= Robert Powell (racing driver) =

American racing driver

Bobby "Robert" Powell (born June 16, 1965) is an American racing driver who won the NASCAR Weekly Series national championship in 1988. He competed in fifteen NASCAR Busch Series (now Xfinity Series) races spread throughout the 1980s and 1990s.

==Driving career==
Driving an asphalt Late Model that he owned, Powell won 23 of the 31 NASCAR-sanctioned races that he entered at race tracks in Summerville, Myrtle Beach, and Anderson (all in South Carolina).
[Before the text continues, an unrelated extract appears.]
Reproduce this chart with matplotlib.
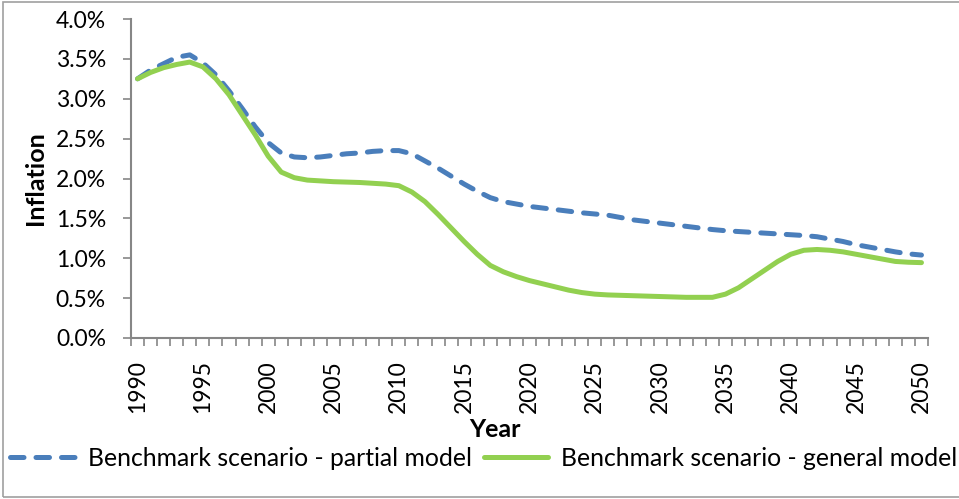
import matplotlib.pyplot as plt
from matplotlib.patches import Rectangle
from matplotlib.ticker import FuncFormatter, MultipleLocator

plt.rcParams['font.family'] = ['Lato', 'DejaVu Sans']

years = list(range(1990, 2051))

# inflation (%) - partial model
partial = [3.25, 3.36, 3.44, 3.52, 3.55, 3.45, 3.30, 3.10, 2.88, 2.65,
           2.45, 2.32, 2.27, 2.26, 2.27, 2.29, 2.31, 2.32, 2.34, 2.35,
           2.35, 2.31, 2.22, 2.13, 2.03, 1.93, 1.84, 1.76, 1.71, 1.68,
           1.65, 1.63, 1.61, 1.59, 1.57, 1.555, 1.54, 1.51, 1.48, 1.46,
           1.44, 1.42, 1.40, 1.38, 1.36, 1.345, 1.335, 1.325, 1.315, 1.305,
           1.295, 1.285, 1.27, 1.24, 1.21, 1.17, 1.14, 1.11, 1.08, 1.055,
           1.04]

# inflation (%) - general model
general = [3.25, 3.33, 3.39, 3.43, 3.46, 3.40, 3.25, 3.05, 2.80, 2.55,
           2.28, 2.08, 2.01, 1.98, 1.97, 1.96, 1.955, 1.95, 1.94, 1.93,
           1.91, 1.83, 1.71, 1.55, 1.38, 1.21, 1.05, 0.91, 0.83, 0.77,
           0.72, 0.68, 0.64, 0.60, 0.57, 0.55, 0.54, 0.535, 0.53, 0.525,
           0.52, 0.515, 0.51, 0.51, 0.51, 0.55, 0.63, 0.74, 0.85, 0.96,
           1.05, 1.10, 1.11, 1.10, 1.08, 1.05, 1.02, 0.99, 0.96, 0.95,
           0.945]

fig = plt.figure(figsize=(9.59, 4.99), dpi=100)
ax = fig.add_axes([131 / 959, 161 / 499, 797 / 959, 319 / 499])

ax.plot(years, partial, color='#4A7EBB', lw=3.6, dashes=(2.7, 2.4),
        dash_capstyle='round', label='Benchmark scenario - partial model')
ax.plot(years, general, color='#92D050', lw=3.6, solid_capstyle='round',
        label='Benchmark scenario - general model')

ax.set_xlim(1989.5, 2050.5)
ax.set_ylim(0, 4.0)

ax.yaxis.set_major_locator(MultipleLocator(0.5))
ax.yaxis.set_major_formatter(FuncFormatter(lambda v, p: f'{v:.1f}%'))
ax.set_xticks(range(1990, 2051, 5))
ax.set_xticks([y + 0.5 for y in range(1989, 2051)], minor=True)
ax.tick_params(axis='x', which='major', length=0, pad=16, rotation=90, labelsize=16.5)
ax.tick_params(axis='x', which='minor', length=6, width=1.2, color='#868686')
ax.tick_params(axis='y', length=6, width=1.2, color='#868686', pad=12, labelsize=16.5)

for side in ['top', 'right']:
    ax.spines[side].set_visible(False)
for side in ['left', 'bottom']:
    ax.spines[side].set_color('#868686')
    ax.spines[side].set_linewidth(1.5)

ax.set_ylabel('Inflation', fontsize=18, fontweight='bold', labelpad=6)
ax.set_xlabel('Year', fontsize=18, fontweight='bold')
ax.xaxis.set_label_coords((495 - 131) / 797, -0.252)

fig.legend(loc='center', bbox_to_anchor=(484 / 959, 1 - 458 / 499), ncol=2,
           frameon=False, fontsize=17.8, handlelength=2.6, handletextpad=0.53,
           columnspacing=0.49)

fig.patches.append(Rectangle((3 / 959, 2 / 499), 1.0, 495 / 499,
                             transform=fig.transFigure, fill=False,
                             edgecolor='#a0a0a0', lw=1.2))

fig.savefig('out.png', dpi=100)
Powell raced in the NASCAR Busch Series in the 1980s and 1990s. He scattered fifteen starts with 1989 being the season where he had more than one start. His best career result was a fourth-place finish at Lanier National Speedway; his others top-ten finishes were an eighth at Myrtle Beach Speedway, a tenth at South Boston Speedway and a tenth at Hickory Motor Speedway.

Powell ran 32 races in the NASCAR Southeast Series, with five top-fives, thirteen top-tens and three pole-positions.

Powell also ran one USAR Hooters Pro Cup Series race in 2000, he finished seventh and led twenty laps.

==Arrest==
Powell was arrested in December 2014 in Goose Creek, SC for manufacturing methamphetamine. Many materials for the manufacture of methamphetamine were found in his garbage can.